The fog would roll in like a magician, eventually making things invisible. From my grandparents oceanfront cottage, I marveled as the fogbank washed the colors out of other cottages further down the beach, turning them gray until they finally disappeared.

The fog enveloped our cottage too, but it never seemed as thick and dramatic as it did down the beach. As a boy, I wanted to be in the thick fog, not the flimsy, wispy fog around our place. I always wanted to walk down to at least the O’Brien’s cottage; it always seemed to vanish. I thought about how cool it would be to go there and not be able to see my hands at the end of my extended arms.
So, I’d wander with my bemused grandaunt down the beach, but could never quite get into The Fog, even in front of the O’Brien’s place. The truly dense, thick, exciting fog always seemed to be somewhere else, just out of reach. 

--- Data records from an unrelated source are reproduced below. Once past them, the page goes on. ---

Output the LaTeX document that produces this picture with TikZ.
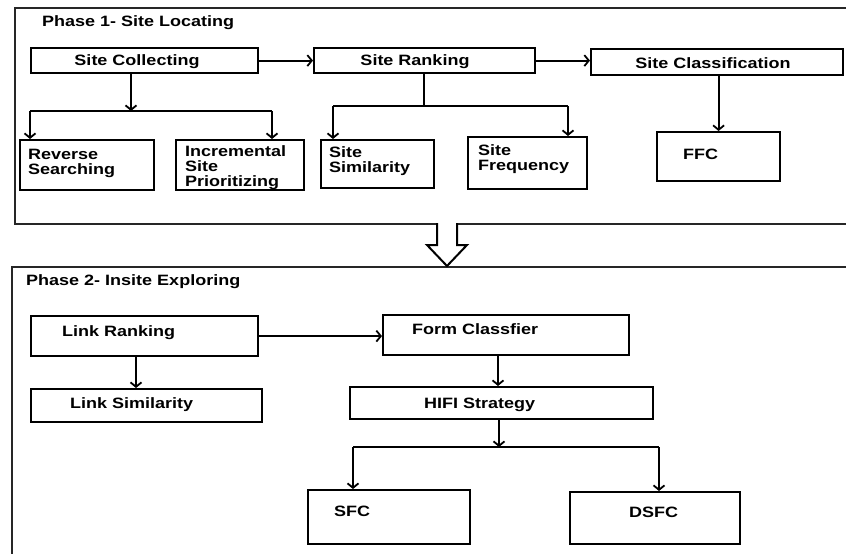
\documentclass[tikz,border=0pt]{standalone}
\usepackage{fontspec}
\setmainfont{Liberation Sans}[FakeStretch=1.2]
\usetikzlibrary{arrows.meta}
\begin{document}
\begin{tikzpicture}[x=1pt,y=-1pt,
  box/.style={draw=black,line width=2.2pt,fill=white,inner sep=0pt,anchor=north west},
  txt/.style={anchor=base west,inner sep=0pt,font=\fontsize{15}{15}\selectfont\bfseries,align=left},
  conn/.style={line width=2pt},
  arr/.style={conn,-{Straight Barb[length=4.5pt,width=11pt,line width=1.8pt]}},
  frame/.style={draw=black!85,line width=2.2pt,inner sep=0pt,anchor=north west}]
\useasboundingbox (0,0) rectangle (846,554);
\fill[white] (0,0) rectangle (846,554);
% frames
\node[frame,minimum width=850pt,minimum height=216pt] (ph1) at (14,7) {};
\node[frame,minimum width=850pt,minimum height=310pt] (ph2) at (11,266) {};
% block arrow
\draw[line width=2pt,fill=white] (437,223) -- (437,245) -- (427,245) -- (447,266) -- (467,245) -- (457,245) -- (457,223);
% Phase 1
\node[txt] (t1) at (42,27) {Phase 1- Site Locating};
\node[box,minimum width=227pt,minimum height=25pt] (sc) at (30,47) {};
\node[txt,anchor=base] (scT) at (137,65) {Site Collecting};
\node[box,minimum width=221pt,minimum height=25pt] (sr) at (313,47) {};
\node[txt,anchor=base] (srT) at (415,65) {Site Ranking};
\node[box,minimum width=252pt,minimum height=26pt] (scl) at (590,48) {};
\node[txt,anchor=base] (sclT) at (713,68) {Site Classification};
\node[box,minimum width=134pt,minimum height=50pt] (rs) at (19,139) {};
\node[txt] (rsT) at (28,174) {Reverse\\Searching};
\node[box,minimum width=128pt,minimum height=50pt] (isp) at (175,139) {};
\node[txt] (ispT) at (185,186) {Incremental\\Site\\Prioritizing};
\node[box,minimum width=113pt,minimum height=48pt] (ss) at (320,139) {};
\node[txt] (ssT) at (329,172) {Site\\Similarity};
\node[box,minimum width=119pt,minimum height=52pt] (sf) at (467,136) {};
\node[txt] (sfT) at (478,170) {Site\\Frequency};
\node[box,minimum width=123pt,minimum height=49pt] (ffc) at (656,131) {};
\node[txt] (ffcT) at (683,159) {FFC};
% Phase 2
\node[txt] (t2) at (26,285) {Phase 2- Insite Exploring};
\node[box,minimum width=227pt,minimum height=40pt] (lr) at (30,315) {};
\node[txt] (lrT) at (62,336) {Link Ranking};
\node[box,minimum width=246pt,minimum height=40pt] (fc) at (382,314) {};
\node[txt] (fcT) at (412,334) {Form Classfier};
\node[box,minimum width=231pt,minimum height=33pt] (ls) at (30,388) {};
\node[txt] (lsT) at (70,408) {Link Similarity};
\node[box,minimum width=303pt,minimum height=32pt] (hifi) at (349,386) {};
\node[txt] (hifiT) at (424,408) {HIFI Strategy};
\node[box,minimum width=162pt,minimum height=54pt] (sfc) at (307,489) {};
\node[txt] (sfcT) at (334,516) {SFC};
\node[box,minimum width=170pt,minimum height=52pt] (dsfc) at (569,491) {};
\node[txt] (dsfcT) at (629,517) {DSFC};
% Phase 1 connectors
\draw[arr] (sc.east) -- (sr.west);
\draw[arr] (sr.east) -- (sr.east -| scl.west);
\coordinate (ja) at (131,111);
\coordinate (jal) at (30,111);
\coordinate (jar) at (272,111);
\draw[arr] (sc.south -| ja) -- (ja);
\draw[conn] (jal) -- (jar);
\draw[arr] (jal) -- (rs.north -| jal);
\draw[arr] (jar) -- (isp.north -| jar);
\coordinate (jb) at (424,106);
\coordinate (jbl) at (333,106);
\coordinate (jbr) at (568,106);
\draw[conn] (sr.south -| jb) -- (jb);
\draw[conn] (jbl) -- (jbr);
\draw[arr] (jbl) -- (ss.north -| jbl);
\draw[arr] (jbr) -- (sf.north -| jbr);
\draw[arr] (scl.south -| ffc.north) -- (ffc.north);
% Phase 2 connectors
\draw[arr] (lr.east) -- (lr.east -| fc.west);
\coordinate (lx) at (136,0);
\draw[arr] (lr.south -| lx) -- (ls.north -| lx);
\coordinate (fx) at (498,0);
\draw[arr] (fc.south -| fx) -- (hifi.north -| fx);
\coordinate (jc) at (499,447);
\coordinate (jcl) at (353,447);
\coordinate (jcr) at (659,447);
\draw[arr] (hifi.south -| jc) -- (jc);
\draw[conn] (jcl) -- (jcr);
\draw[arr] (jcl) -- (sfc.north -| jcl);
\draw[arr] (jcr) -- (dsfc.north -| jcr);
\end{tikzpicture}
\end{document}
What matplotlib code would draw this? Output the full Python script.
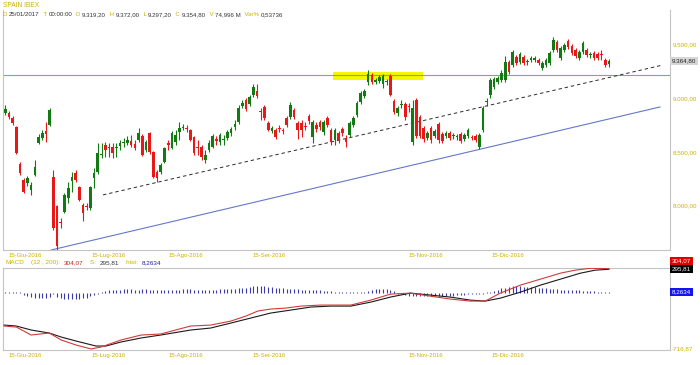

Nowadays, I read Chapter 11 in the Book of Hebrews, the Faith Hall of Fame, and I can hear that same little boy, wondering and longing. Wouldn’t it be cool to move to some strange land at God’s direction like Abraham, not knowing what is going to happen. Or spearhead a huge, building project like Noah. Or be part of some unbelievable miracle, like the Israelites passing through the Red Sea or making the walls of Jericho crumble.

In the verse immediately following his Hall of Fame list, Paul writes, “since we are surrounded by such a great cloud of witnesses, let us run with perseverance the race marked out for us” (Hebrews 12:1). The inductees to the Hall of Faith are not literally enveloping us like a fog bank. Their stories are held up as examples, to bear witness, of what awesome and incredible things are possible through faith in God.

Things so incredibly awesome, they seem out of reach.

However, we don’t have to go very far to demonstrate our faith. God hasn’t called us all to be missionaries to a foreign land, or to inspire great crowds of people, or to be a miracle worker. But He has made us parents and spouses and children and acquaintances and employees and friends and business owners. 

And thanks to those relationships and connections, we don’t have to go wandering off to be in the thick of abundant opportunities. There are plenty of chances to display the calm confidence that faith generates, right where we are.